Boite à moustaches* : évolution des nitrates sur la période 2001-2011 pour les points libres du Crétacé sup. (19 points)

La tendance globale à la hausse entre 2005 et 2010 et la diminution en 2011 de la concentration en nitrates   pour les points karstiques   sont également constatées sur les points libres, comme le montre le graphe de la boite à moustaches.

Les autres aquifères  

Les 2 points suvis dans les aquifères   de socle présentent des teneurs en nitrates   inférieures à 10 mg/l.

Pour les aquifères   des alluvions, le point n° 115 (Noyer Jaune à Vouneuil-sur-Vienne) montre une teneur moyenne de 36,7 mg/l), les points n° 107 et 110 du Marais de Rochefort ne dépassent pas la limite de 10 mg/l et sur le point n° 106 (route de Vibrac à Angeac-Charente) la teneur moyenne est de l’ordre de 8,5 mg/l.

Enfin, l’aquifère   des dunes au point n° 108 (zoo de la Palmyre aux Mathes) présente une concentration moyenne en 2011 de 18.5 mg/l.

La méthode de « la boite à moustache »

Dans le cadre de la DCE, l’objectif de l’atteinte du bon état qualitatif à l’échéance 2015 nécessite de caractériser le niveau de contamination des eaux souterraines mais également d’identifier les tendances d’évolution des concentrations en polluant. Pour identifier ces tendances, différentes méthodes statistiques peuvent être utilisées ; l’une des méthodes semblant la mieux appropriée est celle de la boîte à moustaches de Tukey (Box & Whiskers plot).
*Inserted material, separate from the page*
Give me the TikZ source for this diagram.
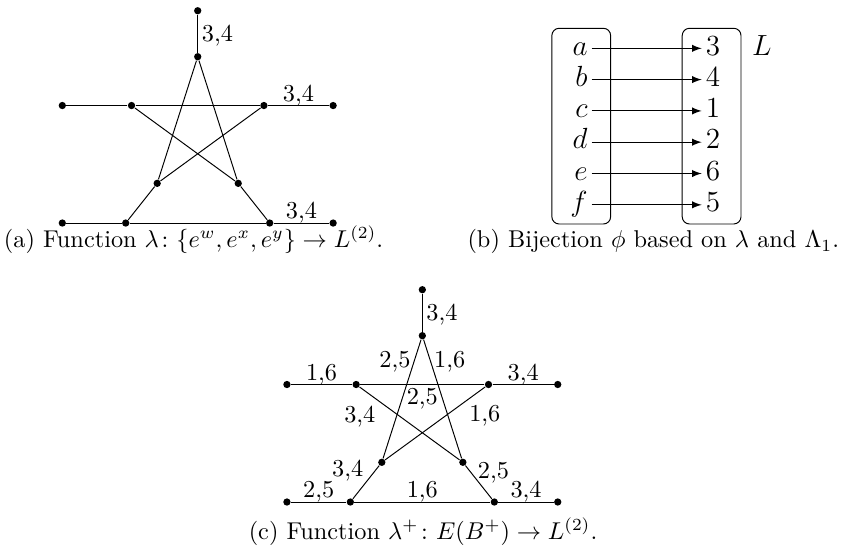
\documentclass[tikz,border=0pt]{standalone}
\usepackage{amsmath, amssymb}

\begin{document}
\begin{tikzpicture}[
    vertex/.style={circle, fill, inner sep=0pt, minimum size=3pt},
    lab/.style={inner sep=1.5pt, text depth=0pt},
    elem/.style={inner sep=1.5pt, font=\large, text height=8pt, text depth=2.5pt},
    setbox/.style={draw, rounded corners=3pt, minimum width=0.85cm, minimum height=2.83cm}
]
\useasboundingbox (0,0) rectangle (12.19,8.04);

% (a) labelling of the three pendant edges
\begin{scope}[shift={(2.859,7.220)}]
    % Draw nodes
    \node[vertex] (a-t) at (0,0) {};
    \node[vertex] (a-p) at (0,0.665) {};
    \node[vertex] (a-ul) at (-0.957,-0.706) {};
    \node[vertex] (a-ur) at (0.957,-0.706) {};
    \node[vertex] (a-ol) at (-1.958,-0.706) {};
    \node[vertex] (a-or) at (1.958,-0.706) {};
    \node[vertex] (a-ll) at (-0.586,-1.831) {};
    \node[vertex] (a-lr) at (0.586,-1.831) {};
    \node[vertex] (a-bl) at (-1.041,-2.405) {};
    \node[vertex] (a-br) at (1.041,-2.405) {};
    \node[vertex] (a-obl) at (-1.958,-2.405) {};
    \node[vertex] (a-obr) at (1.958,-2.405) {};

    % Draw connections
    \draw (a-p) -- (a-t) node[lab, midway, right] {3,4};
    \draw (a-ol) -- (a-ul);
    \draw (a-ul) -- (a-ur);
    \draw (a-ur) -- (a-or) node[lab, midway, above] {3,4};
    \draw (a-ul) -- (a-lr);
    \draw (a-ur) -- (a-ll);
    \draw (a-t) -- (a-ll);
    \draw (a-t) -- (a-lr);
    \draw (a-ll) -- (a-bl);
    \draw (a-lr) -- (a-br);
    \draw (a-obl) -- (a-bl);
    \draw (a-bl) -- (a-br);
    \draw (a-br) -- (a-obr) node[lab, midway, above] {3,4};
\end{scope}

% (b) bijection
\node[setbox] (left) at (8.405,6.216) {};
\node[setbox] (right) at (10.29,6.216) {};

\node[elem, anchor=east] (ea) at (8.556,7.341) {$a$};
\node[elem, anchor=east] (eb) at (8.556,6.889) {$b$};
\node[elem, anchor=east] (ec) at (8.556,6.436) {$c$};
\node[elem, anchor=east] (ed) at (8.556,5.984) {$d$};
\node[elem, anchor=east] (ee) at (8.556,5.531) {$e$};
\node[elem, anchor=east] (ef) at (8.556,5.078) {$f$};

\node[elem, anchor=west] (l3) at (10.147,7.341) {3};
\node[elem, anchor=west] (l4) at (10.147,6.889) {4};
\node[elem, anchor=west] (l1) at (10.147,6.436) {1};
\node[elem, anchor=west] (l2) at (10.147,5.984) {2};
\node[elem, anchor=west] (l6) at (10.147,5.531) {6};
\node[elem, anchor=west] (l5) at (10.147,5.078) {5};
\node[elem] (lname) at (11.015,7.341) {$L$};

\draw[-latex] (ea) -- (l3);
\draw[-latex] (eb) -- (l4);
\draw[-latex] (ec) -- (l1);
\draw[-latex] (ed) -- (l2);
\draw[-latex] (ee) -- (l6);
\draw[-latex] (ef) -- (l5);

% (c) labelling of all edges
\begin{scope}[shift={(6.107,3.186)}]
    % Draw nodes
    \node[vertex] (c-t) at (0,0) {};
    \node[vertex] (c-p) at (0,0.665) {};
    \node[vertex] (c-ul) at (-0.957,-0.706) {};
    \node[vertex] (c-ur) at (0.957,-0.706) {};
    \node[vertex] (c-ol) at (-1.958,-0.706) {};
    \node[vertex] (c-or) at (1.958,-0.706) {};
    \node[vertex] (c-ll) at (-0.586,-1.831) {};
    \node[vertex] (c-lr) at (0.586,-1.831) {};
    \node[vertex] (c-bl) at (-1.041,-2.405) {};
    \node[vertex] (c-br) at (1.041,-2.405) {};
    \node[vertex] (c-obl) at (-1.958,-2.405) {};
    \node[vertex] (c-obr) at (1.958,-2.405) {};

    % Draw connections
    \draw (c-p) -- (c-t) node[lab, midway, right] {3,4};
    \draw (c-t) -- (c-ll) node[lab, pos=0.17, left] {2,5};
    \draw (c-t) -- (c-lr) node[lab, pos=0.17, right] {1,6};
    \draw (c-ol) -- (c-ul) node[lab, midway, above] {1,6};
    \draw (c-ur) -- (c-or) node[lab, midway, above] {3,4};
    \draw (c-ul) -- (c-ur) node[lab, midway, below] {2,5};
    \draw (c-ul) -- (c-lr) node[lab, pos=0.2, below left] {3,4};
    \draw (c-ur) -- (c-ll) node[lab, pos=0.2, below right] {1,6};
    \draw (c-ll) -- (c-bl) node[lab, pos=0.45, above left] {3,4};
    \draw (c-lr) -- (c-br) node[lab, pos=0.5, above right, xshift=-2pt] {2,5};
    \draw (c-obl) -- (c-bl) node[lab, midway, above] {2,5};
    \draw (c-bl) -- (c-br) node[lab, midway, above] {1,6};
    \draw (c-br) -- (c-obr) node[lab, midway, above] {3,4};
\end{scope}

% Captions
\node[anchor=base west, inner sep=0pt] (cap-a) at (0.05,4.46) {(a) Function $\lambda\colon \{e^w, e^x, e^y\} \to L^{(2)}$.};
\node[anchor=base east, inner sep=0pt] (cap-b) at (12.14,4.46) {(b) Bijection $\phi$ based on $\lambda$ and $\Lambda_1$.};
\node (cap-c) at (6.117,0.347) {(c) Function $\lambda^+\colon E(B^+) \to L^{(2)}$.};
\end{tikzpicture}
\end{document}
Cette méthode a donc été utilisée afin d’analyser l’évolution des nitrates dans les différentes nappes.
Les diagrammes à boîte et moustaches se présentent de la façon suivante :

Lecture de la boîte à moustaches

Cette méthode permet de représenter un ensemble de données sur un même diagramme à l’aide d’une échelle d’intervalles : le minimum, le 1er quartile, la médiane, la moyenne, le 3e quartile ainsi que les deux limites (les extrémités des « moustaches » - la longueur des « moustaches » vaut 1,5 fois l’écart interquartile) au-delà desquelles on peut considérer que les valeurs sont anormales.